Last week Cormac was announced as an ambassador for the charity and describes it as an honour to be associated with this “amazing” organisation.

“Mencap have been a massive source of support for Dabhog and ourselves over the last couple of years. They give children and adults with a learning disability all over Northern Ireland a bit of extra help to negotiate the twists and turns life presents us with,” he explains.

Today Dabhog is “an amazing little boy who is not defined by Down’s syndrome”, Cormac adds.

“He has a mischievous streak, like most four-year-olds, and loves his little brother — just not when Conall takes his toys. He loves playing with his cousins and sings 20 nursery rhymes a day at the top of his voice.” Like father, like son.

“Of course, he’s overcome more hurdles and challenges in his young life than a lot of kids his age,” Cormac continues.

“He had heart surgery on his first birthday to fix a hole in his heart that’s associated with Down’s syndrome. He needs a bit more support and time to reach his developmental goals but he’s getting there. He’s started to take his first unaided steps and his speech is progressing steadily. He also knows more Makaton than me.

“But I’ll tell you this, every bump in the road that Dabhog negotiates is a celebration. The pride we have for what he’s already achieved and the joy he’s brought to so many lives, not just our own, is hard to quantify and impossible to fully explain. He’s just great.

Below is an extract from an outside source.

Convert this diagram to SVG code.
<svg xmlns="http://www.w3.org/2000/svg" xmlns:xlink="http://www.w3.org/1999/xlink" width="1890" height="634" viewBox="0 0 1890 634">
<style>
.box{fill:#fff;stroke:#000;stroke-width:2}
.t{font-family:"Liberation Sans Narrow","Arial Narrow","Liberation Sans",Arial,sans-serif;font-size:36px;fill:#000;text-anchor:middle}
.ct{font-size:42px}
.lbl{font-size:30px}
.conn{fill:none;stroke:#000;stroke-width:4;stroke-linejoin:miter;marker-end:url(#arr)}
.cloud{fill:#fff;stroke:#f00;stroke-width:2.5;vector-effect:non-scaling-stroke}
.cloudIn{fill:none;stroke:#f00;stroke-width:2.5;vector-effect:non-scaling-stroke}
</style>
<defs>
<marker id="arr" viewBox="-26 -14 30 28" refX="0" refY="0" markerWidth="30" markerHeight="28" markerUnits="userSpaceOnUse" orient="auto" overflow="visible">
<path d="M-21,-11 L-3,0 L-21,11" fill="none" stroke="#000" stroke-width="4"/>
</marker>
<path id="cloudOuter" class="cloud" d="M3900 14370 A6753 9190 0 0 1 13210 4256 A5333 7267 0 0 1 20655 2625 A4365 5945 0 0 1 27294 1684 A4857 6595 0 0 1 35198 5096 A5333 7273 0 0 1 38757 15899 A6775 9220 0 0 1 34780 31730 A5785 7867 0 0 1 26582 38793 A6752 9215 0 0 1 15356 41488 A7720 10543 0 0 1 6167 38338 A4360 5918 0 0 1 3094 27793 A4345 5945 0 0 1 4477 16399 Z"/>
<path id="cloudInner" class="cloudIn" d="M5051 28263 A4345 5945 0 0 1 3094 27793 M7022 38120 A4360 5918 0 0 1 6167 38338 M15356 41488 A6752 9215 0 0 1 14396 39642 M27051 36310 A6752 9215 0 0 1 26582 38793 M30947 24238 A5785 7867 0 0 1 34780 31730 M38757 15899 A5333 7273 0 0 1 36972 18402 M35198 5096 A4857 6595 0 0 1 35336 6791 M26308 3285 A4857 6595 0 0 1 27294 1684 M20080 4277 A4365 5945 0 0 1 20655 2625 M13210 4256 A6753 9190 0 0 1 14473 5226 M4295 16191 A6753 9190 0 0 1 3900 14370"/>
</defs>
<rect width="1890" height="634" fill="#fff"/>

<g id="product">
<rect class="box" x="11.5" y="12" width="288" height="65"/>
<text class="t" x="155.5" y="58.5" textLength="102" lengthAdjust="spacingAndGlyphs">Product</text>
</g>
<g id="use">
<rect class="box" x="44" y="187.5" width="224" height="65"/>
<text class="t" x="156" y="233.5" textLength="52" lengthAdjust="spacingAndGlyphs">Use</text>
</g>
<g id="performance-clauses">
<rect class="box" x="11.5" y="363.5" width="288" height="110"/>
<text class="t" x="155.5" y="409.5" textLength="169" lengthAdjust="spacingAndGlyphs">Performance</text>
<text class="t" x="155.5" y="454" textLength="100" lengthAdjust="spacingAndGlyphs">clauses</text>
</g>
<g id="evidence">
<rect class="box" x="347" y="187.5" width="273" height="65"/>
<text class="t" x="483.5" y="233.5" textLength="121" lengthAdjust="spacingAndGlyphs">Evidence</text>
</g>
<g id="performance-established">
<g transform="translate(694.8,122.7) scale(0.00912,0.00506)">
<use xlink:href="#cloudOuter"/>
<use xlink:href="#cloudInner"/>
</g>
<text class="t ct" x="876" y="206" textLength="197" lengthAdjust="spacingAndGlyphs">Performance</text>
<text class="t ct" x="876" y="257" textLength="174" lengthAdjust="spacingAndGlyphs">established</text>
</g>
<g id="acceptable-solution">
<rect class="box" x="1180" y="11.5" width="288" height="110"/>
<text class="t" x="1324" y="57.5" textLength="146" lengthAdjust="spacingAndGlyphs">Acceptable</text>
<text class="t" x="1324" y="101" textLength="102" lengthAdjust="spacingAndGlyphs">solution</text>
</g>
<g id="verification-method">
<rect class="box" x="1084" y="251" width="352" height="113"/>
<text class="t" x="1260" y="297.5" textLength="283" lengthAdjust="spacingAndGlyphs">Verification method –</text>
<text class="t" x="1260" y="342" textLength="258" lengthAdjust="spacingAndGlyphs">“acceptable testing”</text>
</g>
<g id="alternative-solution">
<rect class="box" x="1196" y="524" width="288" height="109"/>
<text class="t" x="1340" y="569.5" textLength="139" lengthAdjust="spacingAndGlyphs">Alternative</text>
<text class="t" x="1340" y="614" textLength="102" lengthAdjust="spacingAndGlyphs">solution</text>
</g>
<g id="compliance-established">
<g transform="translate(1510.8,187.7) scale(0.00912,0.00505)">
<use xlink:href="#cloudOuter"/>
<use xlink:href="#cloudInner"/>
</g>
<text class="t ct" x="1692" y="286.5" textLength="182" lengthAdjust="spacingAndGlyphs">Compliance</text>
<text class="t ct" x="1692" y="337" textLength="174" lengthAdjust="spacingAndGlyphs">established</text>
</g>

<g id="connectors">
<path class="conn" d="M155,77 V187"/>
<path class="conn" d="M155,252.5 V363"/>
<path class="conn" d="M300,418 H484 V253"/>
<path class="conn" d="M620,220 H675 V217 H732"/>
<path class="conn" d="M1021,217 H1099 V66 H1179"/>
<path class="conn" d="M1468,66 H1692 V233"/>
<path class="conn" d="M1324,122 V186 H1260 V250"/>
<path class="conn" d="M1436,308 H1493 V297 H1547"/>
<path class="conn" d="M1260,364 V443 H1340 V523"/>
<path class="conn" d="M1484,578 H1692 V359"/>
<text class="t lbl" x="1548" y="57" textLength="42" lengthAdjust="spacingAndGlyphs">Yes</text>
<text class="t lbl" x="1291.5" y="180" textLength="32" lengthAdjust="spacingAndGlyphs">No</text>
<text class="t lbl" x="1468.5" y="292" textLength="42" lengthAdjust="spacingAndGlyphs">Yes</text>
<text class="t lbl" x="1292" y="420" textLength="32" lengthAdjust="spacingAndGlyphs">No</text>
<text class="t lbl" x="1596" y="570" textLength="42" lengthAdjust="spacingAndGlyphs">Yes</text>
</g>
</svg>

He’s had a healthy winter — touch wood — and is really enjoying school, which he started in September.”

White Feather, Cormac’s debut album, features a track entitled Broken Wing, which streams on Spotify from this weekend and which he hopes will go some way to raising awareness of disability in children, and Down’s syndrome in particular.

It reflects the country soul, Americana, folk vibe of the album, and was written and recorded in Nashville. The single, along with a documentary by filmmaker Brian Milligan, will be officially released on World Down’s syndrome Day, March 21.

“I wrote the song after observing a family of buzzards, one of whom had a broken wing, which seemed apt,” says Cormac. “The aim of the mini documentary is to raise a bit of awareness around Down’s, and to basically normalise it all a bit for any parents who find themselves in a similar situation as ourselves.”

Cormac jokes that the prospect of going solo, after so many years touring the world as part of a band, is “scarier than the prospect of raising two kids”. All eyes will be on him, all expectations resting on his still young shoulders. Most pressure, however, will come from himself. “At least if The Answer ever had an off night, I could blame one of those other three,” he quips.

He admits, however, that the time is right to branch out on his own. “White Feather is an album full of very personal songs, so I really couldn’t imagine anyone else singing them other than myself. It feels like the right thing to do right now.”

With the release date on the horizon, naturally a few nerves are beginning to creep in.

 “But I think there’s an honest power in this record and I just want as many people to hear it as possible on the off chance that they can maybe relate to what I’m singing about,” he adds.